Usul itu diumumkan ketika Eropa berjuang mengatasi arus puluhan ribu pendatang, yang tiba di pantai Yunani, sebagian besar lari dari perang di Suriah, Irak dan Afghanistan dan tidak terpengaruh musim dingin.

Perserikatan Bangsa-bangsa (PBB) mengatakan 46.000 orang tiba di Yunani pada tahun ini, dengan lebih dari 170 orang tewas akibat penyeberangan berbahaya.

Ygeman mengatakan pemulangan pendatang, yang biasanya dilakukan dengan menggunakan penerbangan komersial, harus dilakukan dengan pesawat terbang sewaan khusus, mengingat jumlah besar, dan mengkhawatirkan selama beberapa tahun.

Swedia, dengan jumlah penduduk 9,8 juta orang, adalah salah satu negara Uni Eropa yang telah menampung pengungsi dalam jumlah besar. Swedia menerima lebih dari 160.000 pencari suaka tahun lalu.
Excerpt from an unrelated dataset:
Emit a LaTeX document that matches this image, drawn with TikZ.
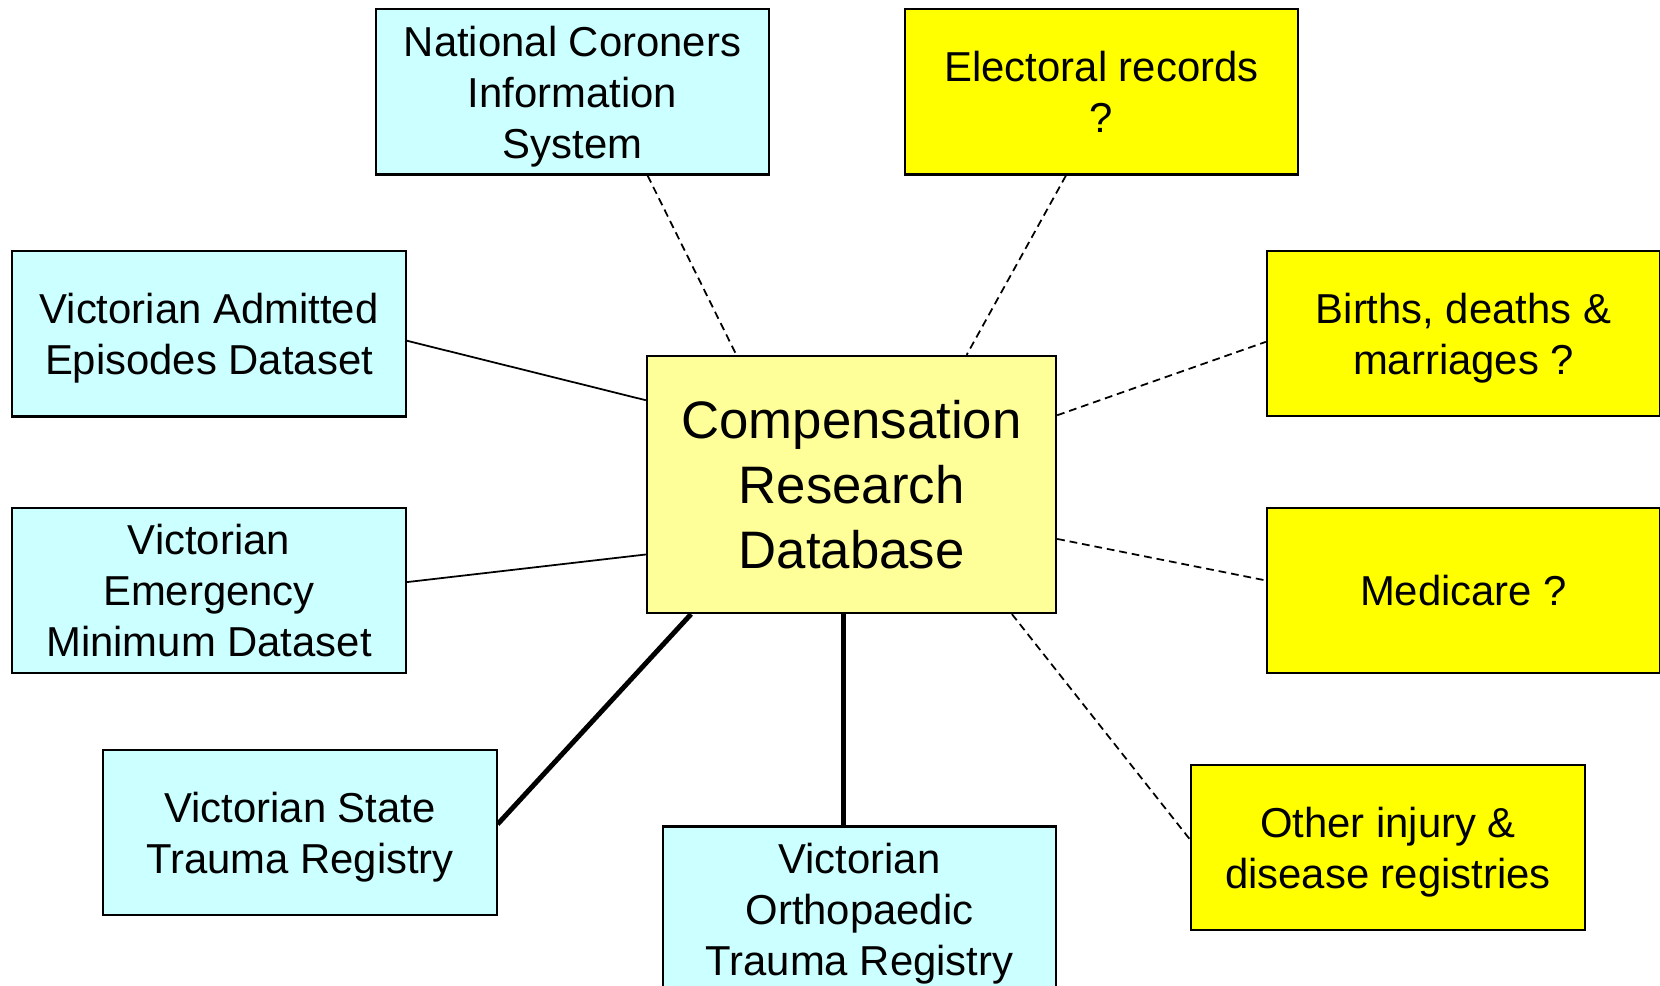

Tapi, jumlah kedatangan pendatang telah menurun secara drastis sejak Swedia memberlakukan pemeriksaan sistematis foto kartu identitas terhadap wisatwan pada 4 Januari lalu.

Pejabat Swedia pada Selasa meminta keamanan lebih besar terhadap pusat suaka penuh sesak sehari setelah penusukan mematikan terhadap seorang karyawan di pusat pengungsi pemuda.
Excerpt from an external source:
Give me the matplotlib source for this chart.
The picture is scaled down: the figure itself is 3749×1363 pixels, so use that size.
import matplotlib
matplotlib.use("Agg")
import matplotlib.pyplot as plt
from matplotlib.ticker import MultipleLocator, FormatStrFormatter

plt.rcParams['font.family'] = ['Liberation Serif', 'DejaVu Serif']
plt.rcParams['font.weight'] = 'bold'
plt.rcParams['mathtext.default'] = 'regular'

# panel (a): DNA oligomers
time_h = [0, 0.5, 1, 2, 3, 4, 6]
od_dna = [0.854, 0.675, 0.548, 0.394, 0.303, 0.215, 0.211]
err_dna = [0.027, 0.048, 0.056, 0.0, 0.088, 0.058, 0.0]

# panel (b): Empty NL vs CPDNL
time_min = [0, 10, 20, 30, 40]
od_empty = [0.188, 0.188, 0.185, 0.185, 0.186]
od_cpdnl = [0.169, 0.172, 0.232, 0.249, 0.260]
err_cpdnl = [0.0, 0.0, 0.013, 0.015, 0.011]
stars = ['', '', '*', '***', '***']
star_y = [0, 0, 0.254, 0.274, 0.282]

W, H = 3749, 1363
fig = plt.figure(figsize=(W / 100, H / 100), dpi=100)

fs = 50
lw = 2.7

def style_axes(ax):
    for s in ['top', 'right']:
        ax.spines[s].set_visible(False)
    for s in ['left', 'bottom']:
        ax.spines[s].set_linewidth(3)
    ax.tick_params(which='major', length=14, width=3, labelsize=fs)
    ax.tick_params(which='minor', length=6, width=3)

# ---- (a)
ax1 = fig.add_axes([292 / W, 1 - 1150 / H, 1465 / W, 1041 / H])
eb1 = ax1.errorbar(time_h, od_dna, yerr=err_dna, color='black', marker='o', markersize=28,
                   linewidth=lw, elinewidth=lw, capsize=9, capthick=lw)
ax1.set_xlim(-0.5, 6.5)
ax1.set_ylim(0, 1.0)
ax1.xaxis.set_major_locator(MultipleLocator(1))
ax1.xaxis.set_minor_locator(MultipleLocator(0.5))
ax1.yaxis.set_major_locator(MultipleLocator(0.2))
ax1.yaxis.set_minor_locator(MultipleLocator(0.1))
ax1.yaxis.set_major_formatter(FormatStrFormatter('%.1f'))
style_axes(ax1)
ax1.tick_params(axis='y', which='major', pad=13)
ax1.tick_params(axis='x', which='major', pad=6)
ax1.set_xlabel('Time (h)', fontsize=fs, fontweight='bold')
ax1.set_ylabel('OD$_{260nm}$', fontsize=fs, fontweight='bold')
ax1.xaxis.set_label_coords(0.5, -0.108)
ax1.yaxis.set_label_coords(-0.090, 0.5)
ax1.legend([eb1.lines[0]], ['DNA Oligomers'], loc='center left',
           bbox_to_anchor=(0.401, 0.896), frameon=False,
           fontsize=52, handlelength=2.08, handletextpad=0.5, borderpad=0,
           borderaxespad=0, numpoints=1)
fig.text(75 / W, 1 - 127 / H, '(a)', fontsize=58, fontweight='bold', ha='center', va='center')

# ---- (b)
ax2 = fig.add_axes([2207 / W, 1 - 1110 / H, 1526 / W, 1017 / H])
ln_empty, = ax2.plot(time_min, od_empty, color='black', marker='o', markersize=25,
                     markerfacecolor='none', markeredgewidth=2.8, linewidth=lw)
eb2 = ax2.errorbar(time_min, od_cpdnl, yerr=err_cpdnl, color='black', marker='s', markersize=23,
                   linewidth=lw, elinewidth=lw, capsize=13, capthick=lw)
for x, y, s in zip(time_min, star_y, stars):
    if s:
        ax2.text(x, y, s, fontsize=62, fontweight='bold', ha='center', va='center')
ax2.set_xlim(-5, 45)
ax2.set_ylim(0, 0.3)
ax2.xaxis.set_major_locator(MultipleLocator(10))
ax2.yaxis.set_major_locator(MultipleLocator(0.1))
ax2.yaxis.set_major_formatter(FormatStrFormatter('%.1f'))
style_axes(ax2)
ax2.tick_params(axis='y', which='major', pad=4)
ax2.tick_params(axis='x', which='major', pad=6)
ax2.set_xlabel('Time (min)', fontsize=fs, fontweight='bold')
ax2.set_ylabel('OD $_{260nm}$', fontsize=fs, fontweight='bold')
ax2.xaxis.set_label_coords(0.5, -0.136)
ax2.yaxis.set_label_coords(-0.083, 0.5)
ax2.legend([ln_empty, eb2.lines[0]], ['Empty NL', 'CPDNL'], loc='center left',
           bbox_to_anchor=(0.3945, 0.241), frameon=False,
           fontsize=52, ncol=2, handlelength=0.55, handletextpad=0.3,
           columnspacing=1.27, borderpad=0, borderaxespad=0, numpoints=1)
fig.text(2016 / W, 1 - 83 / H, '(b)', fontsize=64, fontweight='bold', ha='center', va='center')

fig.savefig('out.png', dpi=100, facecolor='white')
Penyerang diduga seorang lelaki muda, yang tinggal di pusat penampungan anak-anak berusia 14-17 tahun di Molndal dekat Gothenburg di pantai barat Swedia.
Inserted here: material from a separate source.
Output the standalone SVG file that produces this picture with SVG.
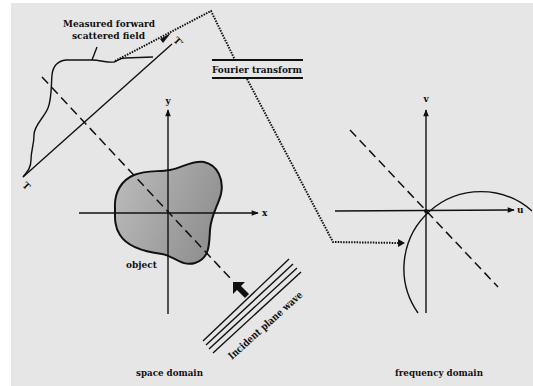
<svg xmlns="http://www.w3.org/2000/svg" width="533" height="386" viewBox="0 0 533 386">
<style>
.ln{fill:none;stroke:#111;stroke-width:1.4}
.ax{fill:none;stroke:#111;stroke-width:1.4}
.dash{fill:none;stroke:#111;stroke-width:1.5;stroke-dasharray:9 5}
.dot{fill:none;stroke:#111;stroke-width:2;stroke-dasharray:1.5 1.2}
.t{font-family:"DejaVu Serif","Liberation Serif",serif;font-weight:bold;font-size:10px;fill:#111}
.s{font-family:"DejaVu Serif","Liberation Serif",serif;font-weight:bold;font-size:9px;fill:#111}
</style>
<defs>
<marker id="ah" viewBox="0 0 10 10" refX="9" refY="5" markerWidth="9" markerHeight="7" markerUnits="userSpaceOnUse" orient="auto">
<path d="M0 1 L10 5 L0 9 Z" fill="#111"/>
</marker>
<linearGradient id="g" x1="0" y1="0" x2="1" y2="0.4">
<stop offset="0" stop-color="#bdbdbd"/>
<stop offset="1" stop-color="#929292"/>
</linearGradient>
</defs>
<rect x="0" y="0" width="533" height="386" fill="#ffffff"/>
<rect x="11" y="3" width="522" height="383" fill="#e6e6e6"/>

<g id="object">
<path d="M 115 208 C 114 192, 122 180, 134 175 C 146 170, 158 172, 170 170 C 182 168, 192 160, 204 162 C 218 165, 224 180, 221 194 C 218 206, 211 215, 210 230 C 209 245, 210 258, 195 263 C 182 267, 174 256, 162 254 C 146 252, 128 248, 120 235 C 114 226, 115 216, 115 208 Z" fill="url(#g)" stroke="#111" stroke-width="2"/>
<text class="t" x="126" y="268" textLength="31" lengthAdjust="spacingAndGlyphs">object</text>
</g>

<g id="space-axes">
<line class="ax" x1="79" y1="213" x2="258" y2="213" marker-end="url(#ah)"/>
<line class="ax" x1="168" y1="314" x2="168" y2="110" marker-end="url(#ah)"/>
<text class="s" x="262" y="216">x</text>
<text class="s" x="168" y="104" text-anchor="middle">y</text>
</g>

<g id="measured-field">
<line class="ln" x1="23" y1="177" x2="172" y2="44"/>
<path class="ln" stroke-width="1.6" d="M 23 177 C 27 172, 31 168, 31 160 C 31 150, 34 145, 34 135 C 34 125, 44 118, 48 108 C 52 98, 51 85, 52 75 C 53 65, 58 61, 66 60 L 92 60 C 100 60, 108 63, 114 62 C 118 61, 119 58, 125 58 L 153 57"/>
<line class="ln" x1="97" y1="47" x2="92" y2="60"/>
<text class="t" x="63" y="27" textLength="92" lengthAdjust="spacingAndGlyphs">Measured forward</text>
<text class="t" x="72" y="39" textLength="73" lengthAdjust="spacingAndGlyphs">scattered field</text>
<text class="s" transform="translate(176,44) rotate(45)" text-anchor="middle">T′</text>
<text class="s" transform="translate(24,188) rotate(45)" text-anchor="middle">T</text>
</g>

<g id="fourier-transform">
<line x1="212" y1="60" x2="303" y2="60" stroke="#111" stroke-width="1.8"/>
<line x1="212" y1="78" x2="303" y2="78" stroke="#111" stroke-width="1.8"/>
<text class="t" x="212" y="73" textLength="90" lengthAdjust="spacingAndGlyphs">Fourier transform</text>
</g>

<g id="incident-wave">
<line class="ln" x1="203" y1="341" x2="289" y2="259"/>
<line class="ln" x1="206" y1="345" x2="293" y2="264"/>
<line class="ln" x1="209" y1="349" x2="297" y2="268"/>
<line class="ln" x1="213" y1="353" x2="301" y2="272"/>
<polygon points="233,282 245,282 241,286 249,294 245,298 237,290 233,294" fill="#111"/>
<text class="t" transform="translate(232,360) rotate(-42)" textLength="96" lengthAdjust="spacingAndGlyphs">Incident plane wave</text>
</g>

<g id="freq-axes">
<line class="ax" x1="335" y1="211" x2="514" y2="210" marker-end="url(#ah)"/>
<line class="ax" x1="426" y1="313" x2="426" y2="110" marker-end="url(#ah)"/>
<text class="s" x="517" y="213">u</text>
<text class="s" x="426" y="102" text-anchor="middle">v</text>
<path class="ln" stroke-width="1.6" d="M 418 313 A 77 77 0 0 1 532 211"/>
<circle cx="426" cy="211" r="2" fill="#111"/>
</g>

<g id="connectors">
<line class="dash" x1="42" y1="77" x2="230" y2="278"/>
<line class="dash" x1="350" y1="130" x2="498" y2="287"/>
<polyline class="dot" points="115,61 211,11 235,60"/>
<polyline class="dot" points="247,79 333,242 400,243"/>
<path d="M 160 39 L 171 33 L 163 43 Z" fill="#111"/>
<path d="M 398 239 L 405 243 L 398 247 Z" fill="#111"/>
</g>

<text class="t" x="136" y="376" textLength="67" lengthAdjust="spacingAndGlyphs">space domain</text>
<text class="t" x="395" y="376" textLength="88" lengthAdjust="spacingAndGlyphs">frequency domain</text>
</svg>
Karyawan itu adalah Alexandra Mezher (22), menurut laporan media Swedia, yang keluarganya berasal dari Lebanon. Motif serangan itu belum jelas.

Kematian Alexandra memicu pertanyaan tentang keadaan penuh sesak di pusat penampungan, dengan terlalu sedikit dewasa dan karyawan, yang mengurus anak-anak, banyak yang trauma karena perang.

Sementara itu, di negara tetangga, Denmark, pemerintah pada pekan ini menyetujui undang-undang merebut barang berharga pengungsi dengan harapan membatasi arus pendatang.

Beberapa pihak menilai usul Denmark itu seperti penyitaan emas dan barang berharga lain dari orang Yahudi oleh Nazi selama Holocaust.